**WRITTEN TASK**
Lines holding the string "Clone" are the ones to copy; find them all in the data.

---- MATERIAL

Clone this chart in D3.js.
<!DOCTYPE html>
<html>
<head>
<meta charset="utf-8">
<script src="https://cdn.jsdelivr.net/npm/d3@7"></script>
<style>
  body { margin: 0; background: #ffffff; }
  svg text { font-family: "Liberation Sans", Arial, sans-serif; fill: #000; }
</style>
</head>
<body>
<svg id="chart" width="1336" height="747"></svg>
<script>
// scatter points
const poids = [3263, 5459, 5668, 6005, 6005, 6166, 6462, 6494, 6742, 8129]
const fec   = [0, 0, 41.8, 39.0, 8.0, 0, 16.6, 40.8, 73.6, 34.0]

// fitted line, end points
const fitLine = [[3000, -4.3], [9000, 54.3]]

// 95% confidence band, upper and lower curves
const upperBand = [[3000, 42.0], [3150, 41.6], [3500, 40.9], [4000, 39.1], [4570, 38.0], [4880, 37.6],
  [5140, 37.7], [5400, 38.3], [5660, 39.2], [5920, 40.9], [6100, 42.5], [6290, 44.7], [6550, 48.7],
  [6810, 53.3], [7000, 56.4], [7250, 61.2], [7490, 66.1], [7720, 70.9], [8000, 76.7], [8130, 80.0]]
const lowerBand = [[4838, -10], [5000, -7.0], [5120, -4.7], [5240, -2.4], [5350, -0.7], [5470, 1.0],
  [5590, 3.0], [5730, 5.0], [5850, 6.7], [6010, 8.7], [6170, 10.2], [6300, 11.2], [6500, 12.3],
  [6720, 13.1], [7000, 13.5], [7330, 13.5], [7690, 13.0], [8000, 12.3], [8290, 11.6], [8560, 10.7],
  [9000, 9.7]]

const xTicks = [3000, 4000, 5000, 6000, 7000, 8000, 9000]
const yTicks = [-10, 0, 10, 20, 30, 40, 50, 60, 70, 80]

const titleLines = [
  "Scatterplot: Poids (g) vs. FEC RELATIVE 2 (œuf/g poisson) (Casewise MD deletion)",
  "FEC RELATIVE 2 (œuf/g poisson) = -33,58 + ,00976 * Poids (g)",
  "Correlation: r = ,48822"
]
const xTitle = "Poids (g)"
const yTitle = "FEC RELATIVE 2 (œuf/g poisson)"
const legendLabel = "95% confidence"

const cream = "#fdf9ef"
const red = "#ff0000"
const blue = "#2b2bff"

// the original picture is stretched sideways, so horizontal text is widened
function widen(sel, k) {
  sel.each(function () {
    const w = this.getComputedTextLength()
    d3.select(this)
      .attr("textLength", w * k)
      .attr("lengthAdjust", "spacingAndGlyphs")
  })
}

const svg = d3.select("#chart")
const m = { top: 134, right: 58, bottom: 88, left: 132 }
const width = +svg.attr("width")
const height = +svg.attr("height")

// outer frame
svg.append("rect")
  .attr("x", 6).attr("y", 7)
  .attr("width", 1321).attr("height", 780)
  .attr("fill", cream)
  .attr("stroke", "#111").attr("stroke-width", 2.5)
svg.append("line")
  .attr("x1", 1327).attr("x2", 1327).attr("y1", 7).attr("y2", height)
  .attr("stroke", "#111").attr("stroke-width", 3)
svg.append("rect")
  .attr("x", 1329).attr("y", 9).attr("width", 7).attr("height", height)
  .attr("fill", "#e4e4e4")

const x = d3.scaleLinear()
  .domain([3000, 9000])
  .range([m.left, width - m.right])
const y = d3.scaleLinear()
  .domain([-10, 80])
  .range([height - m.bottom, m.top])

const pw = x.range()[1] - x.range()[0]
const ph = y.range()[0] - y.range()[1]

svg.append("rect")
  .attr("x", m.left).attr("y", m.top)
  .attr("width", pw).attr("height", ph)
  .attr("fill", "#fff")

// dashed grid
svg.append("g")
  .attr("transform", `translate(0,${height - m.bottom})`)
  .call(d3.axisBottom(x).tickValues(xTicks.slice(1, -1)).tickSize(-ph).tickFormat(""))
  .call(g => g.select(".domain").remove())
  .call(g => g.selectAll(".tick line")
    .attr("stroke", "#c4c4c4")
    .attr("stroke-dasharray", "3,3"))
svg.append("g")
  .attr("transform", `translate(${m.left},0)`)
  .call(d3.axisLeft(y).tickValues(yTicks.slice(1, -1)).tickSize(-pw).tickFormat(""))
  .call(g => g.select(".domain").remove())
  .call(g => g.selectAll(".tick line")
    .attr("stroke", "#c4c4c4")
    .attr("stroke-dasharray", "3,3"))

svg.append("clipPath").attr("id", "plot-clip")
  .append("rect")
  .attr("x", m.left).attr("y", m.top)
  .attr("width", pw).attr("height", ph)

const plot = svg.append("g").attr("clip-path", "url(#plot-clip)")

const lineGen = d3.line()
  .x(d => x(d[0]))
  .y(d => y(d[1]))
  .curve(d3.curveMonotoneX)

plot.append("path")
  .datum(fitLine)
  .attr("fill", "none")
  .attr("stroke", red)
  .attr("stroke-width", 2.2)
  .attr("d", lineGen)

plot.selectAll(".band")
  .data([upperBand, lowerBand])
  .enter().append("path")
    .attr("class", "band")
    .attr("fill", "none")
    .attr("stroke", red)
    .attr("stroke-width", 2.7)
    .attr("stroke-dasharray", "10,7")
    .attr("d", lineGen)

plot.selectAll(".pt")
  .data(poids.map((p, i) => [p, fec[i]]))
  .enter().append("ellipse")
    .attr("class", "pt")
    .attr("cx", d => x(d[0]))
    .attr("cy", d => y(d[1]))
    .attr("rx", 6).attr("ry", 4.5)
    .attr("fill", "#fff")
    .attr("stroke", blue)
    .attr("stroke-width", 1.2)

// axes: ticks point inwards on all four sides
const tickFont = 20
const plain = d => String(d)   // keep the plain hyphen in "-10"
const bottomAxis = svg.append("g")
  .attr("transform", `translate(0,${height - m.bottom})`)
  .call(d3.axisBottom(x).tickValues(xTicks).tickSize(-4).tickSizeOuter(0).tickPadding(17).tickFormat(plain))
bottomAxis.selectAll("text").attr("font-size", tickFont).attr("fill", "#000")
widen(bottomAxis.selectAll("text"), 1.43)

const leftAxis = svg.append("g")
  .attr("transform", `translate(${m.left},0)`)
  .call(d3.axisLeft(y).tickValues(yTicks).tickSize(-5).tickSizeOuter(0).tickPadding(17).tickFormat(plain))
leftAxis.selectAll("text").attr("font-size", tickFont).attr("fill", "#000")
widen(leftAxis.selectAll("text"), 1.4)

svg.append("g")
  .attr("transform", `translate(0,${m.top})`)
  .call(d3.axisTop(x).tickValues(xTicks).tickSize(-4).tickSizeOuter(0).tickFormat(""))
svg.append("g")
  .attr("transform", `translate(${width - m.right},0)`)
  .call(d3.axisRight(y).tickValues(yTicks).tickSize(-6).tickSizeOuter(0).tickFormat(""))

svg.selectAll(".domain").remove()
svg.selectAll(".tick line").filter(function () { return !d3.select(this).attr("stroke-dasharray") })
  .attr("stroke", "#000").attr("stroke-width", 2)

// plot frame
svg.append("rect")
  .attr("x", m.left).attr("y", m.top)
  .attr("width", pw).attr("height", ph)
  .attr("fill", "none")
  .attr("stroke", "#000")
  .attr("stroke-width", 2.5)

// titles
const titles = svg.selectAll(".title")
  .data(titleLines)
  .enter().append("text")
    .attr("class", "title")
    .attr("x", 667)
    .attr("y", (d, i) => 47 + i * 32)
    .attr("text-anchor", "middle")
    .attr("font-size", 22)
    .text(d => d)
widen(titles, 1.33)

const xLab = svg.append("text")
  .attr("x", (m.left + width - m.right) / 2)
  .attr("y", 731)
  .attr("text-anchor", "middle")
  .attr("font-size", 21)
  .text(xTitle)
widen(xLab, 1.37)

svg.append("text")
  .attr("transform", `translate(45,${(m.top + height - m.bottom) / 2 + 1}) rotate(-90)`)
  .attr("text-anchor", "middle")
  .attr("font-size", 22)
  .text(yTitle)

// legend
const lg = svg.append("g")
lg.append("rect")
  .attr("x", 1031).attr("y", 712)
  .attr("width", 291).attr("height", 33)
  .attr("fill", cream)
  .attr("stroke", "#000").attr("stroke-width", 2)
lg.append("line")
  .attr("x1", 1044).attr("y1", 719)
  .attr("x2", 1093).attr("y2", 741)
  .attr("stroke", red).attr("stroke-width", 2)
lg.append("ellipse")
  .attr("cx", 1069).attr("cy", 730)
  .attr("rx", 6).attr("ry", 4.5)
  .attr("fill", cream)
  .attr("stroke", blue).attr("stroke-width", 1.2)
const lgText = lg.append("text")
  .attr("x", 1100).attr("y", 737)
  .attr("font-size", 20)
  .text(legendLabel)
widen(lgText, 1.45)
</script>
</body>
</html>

--------
---- MATERIAL

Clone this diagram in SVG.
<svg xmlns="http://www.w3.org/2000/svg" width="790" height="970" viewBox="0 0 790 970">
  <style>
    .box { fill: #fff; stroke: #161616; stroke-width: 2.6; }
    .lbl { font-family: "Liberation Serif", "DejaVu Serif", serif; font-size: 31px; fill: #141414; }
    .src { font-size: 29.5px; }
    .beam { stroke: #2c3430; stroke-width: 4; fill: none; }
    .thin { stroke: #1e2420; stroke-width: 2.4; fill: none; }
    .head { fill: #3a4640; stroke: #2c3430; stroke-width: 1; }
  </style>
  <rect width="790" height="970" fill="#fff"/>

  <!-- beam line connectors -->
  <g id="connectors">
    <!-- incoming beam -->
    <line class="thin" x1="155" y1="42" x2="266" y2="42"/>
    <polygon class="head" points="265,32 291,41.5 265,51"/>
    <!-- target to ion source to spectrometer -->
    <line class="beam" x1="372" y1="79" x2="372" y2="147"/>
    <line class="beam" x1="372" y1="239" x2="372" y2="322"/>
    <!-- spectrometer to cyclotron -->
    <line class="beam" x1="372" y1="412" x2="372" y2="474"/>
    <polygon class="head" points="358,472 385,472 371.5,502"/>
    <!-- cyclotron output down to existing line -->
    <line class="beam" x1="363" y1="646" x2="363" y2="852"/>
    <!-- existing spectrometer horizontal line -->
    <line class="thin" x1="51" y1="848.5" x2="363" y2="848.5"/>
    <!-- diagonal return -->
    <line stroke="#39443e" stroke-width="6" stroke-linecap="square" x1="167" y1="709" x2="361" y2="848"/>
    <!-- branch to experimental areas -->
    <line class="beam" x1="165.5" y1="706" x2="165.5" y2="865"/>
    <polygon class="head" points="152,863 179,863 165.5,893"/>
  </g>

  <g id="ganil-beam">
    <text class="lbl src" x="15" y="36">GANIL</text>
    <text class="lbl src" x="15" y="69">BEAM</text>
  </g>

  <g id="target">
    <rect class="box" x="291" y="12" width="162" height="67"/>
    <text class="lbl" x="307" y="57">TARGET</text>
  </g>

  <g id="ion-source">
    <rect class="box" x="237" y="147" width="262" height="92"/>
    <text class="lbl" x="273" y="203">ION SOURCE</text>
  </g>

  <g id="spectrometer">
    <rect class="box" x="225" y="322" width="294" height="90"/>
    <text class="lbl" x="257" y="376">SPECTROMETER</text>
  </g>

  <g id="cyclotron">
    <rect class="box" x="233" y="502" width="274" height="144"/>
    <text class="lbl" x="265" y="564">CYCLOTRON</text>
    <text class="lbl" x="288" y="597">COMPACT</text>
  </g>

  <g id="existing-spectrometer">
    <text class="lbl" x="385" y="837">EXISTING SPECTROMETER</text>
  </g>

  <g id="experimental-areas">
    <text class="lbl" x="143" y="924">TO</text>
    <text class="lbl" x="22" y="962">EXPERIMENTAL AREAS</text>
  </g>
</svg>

--------
---- MATERIAL

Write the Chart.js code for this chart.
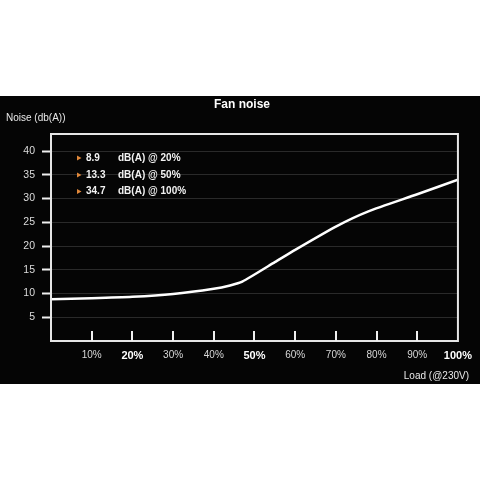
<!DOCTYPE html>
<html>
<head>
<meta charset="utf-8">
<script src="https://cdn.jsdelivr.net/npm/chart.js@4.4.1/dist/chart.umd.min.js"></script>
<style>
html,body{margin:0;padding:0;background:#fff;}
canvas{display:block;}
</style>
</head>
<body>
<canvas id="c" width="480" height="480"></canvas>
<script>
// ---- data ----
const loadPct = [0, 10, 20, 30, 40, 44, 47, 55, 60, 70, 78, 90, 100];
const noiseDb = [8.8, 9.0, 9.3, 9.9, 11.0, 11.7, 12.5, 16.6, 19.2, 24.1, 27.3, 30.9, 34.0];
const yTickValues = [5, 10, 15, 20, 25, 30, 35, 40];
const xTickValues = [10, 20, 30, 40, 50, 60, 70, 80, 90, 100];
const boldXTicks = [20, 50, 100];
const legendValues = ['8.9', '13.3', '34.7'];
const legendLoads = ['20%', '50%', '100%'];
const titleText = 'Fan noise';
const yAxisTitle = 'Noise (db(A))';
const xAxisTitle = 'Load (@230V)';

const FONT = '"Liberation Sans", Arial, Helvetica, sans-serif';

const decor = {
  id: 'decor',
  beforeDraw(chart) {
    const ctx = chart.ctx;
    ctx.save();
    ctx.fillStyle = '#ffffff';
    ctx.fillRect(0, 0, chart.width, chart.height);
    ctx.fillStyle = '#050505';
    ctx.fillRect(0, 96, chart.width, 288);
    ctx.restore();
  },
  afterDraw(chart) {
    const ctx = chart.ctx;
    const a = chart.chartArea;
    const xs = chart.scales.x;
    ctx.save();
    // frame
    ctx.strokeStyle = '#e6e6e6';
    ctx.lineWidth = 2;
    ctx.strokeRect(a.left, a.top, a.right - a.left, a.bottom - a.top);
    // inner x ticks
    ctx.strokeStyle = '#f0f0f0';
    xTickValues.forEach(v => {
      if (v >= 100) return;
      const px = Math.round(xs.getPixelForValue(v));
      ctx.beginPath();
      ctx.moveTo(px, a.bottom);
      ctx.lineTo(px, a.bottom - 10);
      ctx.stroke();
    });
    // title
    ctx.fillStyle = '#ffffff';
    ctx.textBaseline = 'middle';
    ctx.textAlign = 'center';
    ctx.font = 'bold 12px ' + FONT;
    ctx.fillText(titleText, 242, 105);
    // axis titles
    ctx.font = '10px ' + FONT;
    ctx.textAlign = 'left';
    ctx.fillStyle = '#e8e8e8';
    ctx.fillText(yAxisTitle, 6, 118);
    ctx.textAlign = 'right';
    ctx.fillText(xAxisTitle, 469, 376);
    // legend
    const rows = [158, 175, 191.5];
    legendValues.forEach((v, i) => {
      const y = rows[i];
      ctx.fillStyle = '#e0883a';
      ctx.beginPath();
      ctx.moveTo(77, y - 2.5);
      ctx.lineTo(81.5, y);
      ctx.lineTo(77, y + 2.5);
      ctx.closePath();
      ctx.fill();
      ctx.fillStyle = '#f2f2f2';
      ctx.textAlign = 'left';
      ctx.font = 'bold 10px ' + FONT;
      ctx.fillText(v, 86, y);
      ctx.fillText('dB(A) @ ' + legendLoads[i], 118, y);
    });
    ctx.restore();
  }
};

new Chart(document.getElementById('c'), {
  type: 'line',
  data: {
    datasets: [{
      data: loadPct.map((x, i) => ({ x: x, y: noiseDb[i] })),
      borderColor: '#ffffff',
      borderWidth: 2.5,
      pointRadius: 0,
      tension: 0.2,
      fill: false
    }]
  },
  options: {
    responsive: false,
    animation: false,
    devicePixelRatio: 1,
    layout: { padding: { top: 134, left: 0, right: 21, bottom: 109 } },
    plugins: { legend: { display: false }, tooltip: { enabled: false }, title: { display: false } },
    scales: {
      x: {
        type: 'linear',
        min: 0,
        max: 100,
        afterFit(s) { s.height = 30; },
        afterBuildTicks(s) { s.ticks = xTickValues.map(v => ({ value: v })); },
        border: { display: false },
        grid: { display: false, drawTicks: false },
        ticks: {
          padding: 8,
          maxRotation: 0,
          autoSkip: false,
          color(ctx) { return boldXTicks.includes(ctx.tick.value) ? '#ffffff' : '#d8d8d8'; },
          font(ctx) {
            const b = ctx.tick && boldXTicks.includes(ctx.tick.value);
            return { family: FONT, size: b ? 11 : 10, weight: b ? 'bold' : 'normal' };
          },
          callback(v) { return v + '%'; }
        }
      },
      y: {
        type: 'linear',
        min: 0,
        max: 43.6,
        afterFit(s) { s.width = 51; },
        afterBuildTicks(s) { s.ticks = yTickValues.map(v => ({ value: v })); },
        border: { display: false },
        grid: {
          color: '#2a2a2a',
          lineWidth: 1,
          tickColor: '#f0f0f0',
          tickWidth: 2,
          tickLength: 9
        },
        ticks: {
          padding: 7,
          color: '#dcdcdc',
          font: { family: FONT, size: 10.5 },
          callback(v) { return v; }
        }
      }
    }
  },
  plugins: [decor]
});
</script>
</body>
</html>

--------

**FINISHED TASK**
Clone this chart in D3.js.
Clone this diagram in SVG.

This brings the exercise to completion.